--- START OF Source data ---

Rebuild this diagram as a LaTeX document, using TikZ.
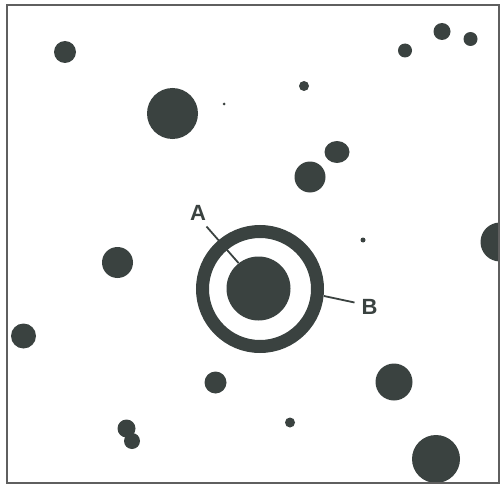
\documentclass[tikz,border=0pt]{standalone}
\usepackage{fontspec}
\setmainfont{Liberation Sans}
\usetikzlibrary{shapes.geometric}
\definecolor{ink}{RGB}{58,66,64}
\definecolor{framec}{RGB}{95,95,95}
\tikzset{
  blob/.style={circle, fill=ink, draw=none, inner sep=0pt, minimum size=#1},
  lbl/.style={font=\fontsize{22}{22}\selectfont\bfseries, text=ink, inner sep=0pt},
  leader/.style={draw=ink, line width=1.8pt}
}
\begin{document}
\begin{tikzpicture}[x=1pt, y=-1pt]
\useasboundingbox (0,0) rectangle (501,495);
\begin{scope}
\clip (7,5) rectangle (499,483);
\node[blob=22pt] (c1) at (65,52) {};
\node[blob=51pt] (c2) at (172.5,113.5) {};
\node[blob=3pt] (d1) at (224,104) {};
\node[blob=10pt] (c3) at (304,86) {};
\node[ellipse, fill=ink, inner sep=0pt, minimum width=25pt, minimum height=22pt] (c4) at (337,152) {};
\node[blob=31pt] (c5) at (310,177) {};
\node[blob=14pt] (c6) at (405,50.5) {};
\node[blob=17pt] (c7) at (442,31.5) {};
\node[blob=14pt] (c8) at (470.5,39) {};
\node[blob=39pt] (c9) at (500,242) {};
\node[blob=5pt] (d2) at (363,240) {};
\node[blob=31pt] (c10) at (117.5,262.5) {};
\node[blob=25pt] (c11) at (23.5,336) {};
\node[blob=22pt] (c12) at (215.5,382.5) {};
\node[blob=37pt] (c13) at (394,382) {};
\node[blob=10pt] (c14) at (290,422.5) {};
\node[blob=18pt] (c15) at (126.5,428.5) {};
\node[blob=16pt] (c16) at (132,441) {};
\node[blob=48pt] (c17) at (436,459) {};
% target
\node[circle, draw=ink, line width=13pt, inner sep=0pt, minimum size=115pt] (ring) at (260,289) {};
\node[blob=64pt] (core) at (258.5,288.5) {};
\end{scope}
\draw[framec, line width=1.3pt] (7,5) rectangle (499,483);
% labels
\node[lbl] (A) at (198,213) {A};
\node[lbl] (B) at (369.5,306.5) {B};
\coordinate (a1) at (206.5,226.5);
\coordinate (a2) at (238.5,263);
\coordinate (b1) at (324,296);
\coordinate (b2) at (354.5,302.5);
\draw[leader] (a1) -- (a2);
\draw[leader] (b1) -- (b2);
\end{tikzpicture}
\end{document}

--- END OF Source data ---

Write out the whole listing exactly, and drop the pictures.

## Result for this exercise
Rebuild this diagram as a LaTeX document, using TikZ.
\documentclass[tikz,border=0pt]{standalone}
\usepackage{fontspec}
\setmainfont{Liberation Sans}
\usetikzlibrary{shapes.geometric}
\definecolor{ink}{RGB}{58,66,64}
\definecolor{framec}{RGB}{95,95,95}
\tikzset{
  blob/.style={circle, fill=ink, draw=none, inner sep=0pt, minimum size=#1},
  lbl/.style={font=\fontsize{22}{22}\selectfont\bfseries, text=ink, inner sep=0pt},
  leader/.style={draw=ink, line width=1.8pt}
}
\begin{document}
\begin{tikzpicture}[x=1pt, y=-1pt]
\useasboundingbox (0,0) rectangle (501,495);
\begin{scope}
\clip (7,5) rectangle (499,483);
\node[blob=22pt] (c1) at (65,52) {};
\node[blob=51pt] (c2) at (172.5,113.5) {};
\node[blob=3pt] (d1) at (224,104) {};
\node[blob=10pt] (c3) at (304,86) {};
\node[ellipse, fill=ink, inner sep=0pt, minimum width=25pt, minimum height=22pt] (c4) at (337,152) {};
\node[blob=31pt] (c5) at (310,177) {};
\node[blob=14pt] (c6) at (405,50.5) {};
\node[blob=17pt] (c7) at (442,31.5) {};
\node[blob=14pt] (c8) at (470.5,39) {};
\node[blob=39pt] (c9) at (500,242) {};
\node[blob=5pt] (d2) at (363,240) {};
\node[blob=31pt] (c10) at (117.5,262.5) {};
\node[blob=25pt] (c11) at (23.5,336) {};
\node[blob=22pt] (c12) at (215.5,382.5) {};
\node[blob=37pt] (c13) at (394,382) {};
\node[blob=10pt] (c14) at (290,422.5) {};
\node[blob=18pt] (c15) at (126.5,428.5) {};
\node[blob=16pt] (c16) at (132,441) {};
\node[blob=48pt] (c17) at (436,459) {};
% target
\node[circle, draw=ink, line width=13pt, inner sep=0pt, minimum size=115pt] (ring) at (260,289) {};
\node[blob=64pt] (core) at (258.5,288.5) {};
\end{scope}
\draw[framec, line width=1.3pt] (7,5) rectangle (499,483);
% labels
\node[lbl] (A) at (198,213) {A};
\node[lbl] (B) at (369.5,306.5) {B};
\coordinate (a1) at (206.5,226.5);
\coordinate (a2) at (238.5,263);
\coordinate (b1) at (324,296);
\coordinate (b2) at (354.5,302.5);
\draw[leader] (a1) -- (a2);
\draw[leader] (b1) -- (b2);
\end{tikzpicture}
\end{document}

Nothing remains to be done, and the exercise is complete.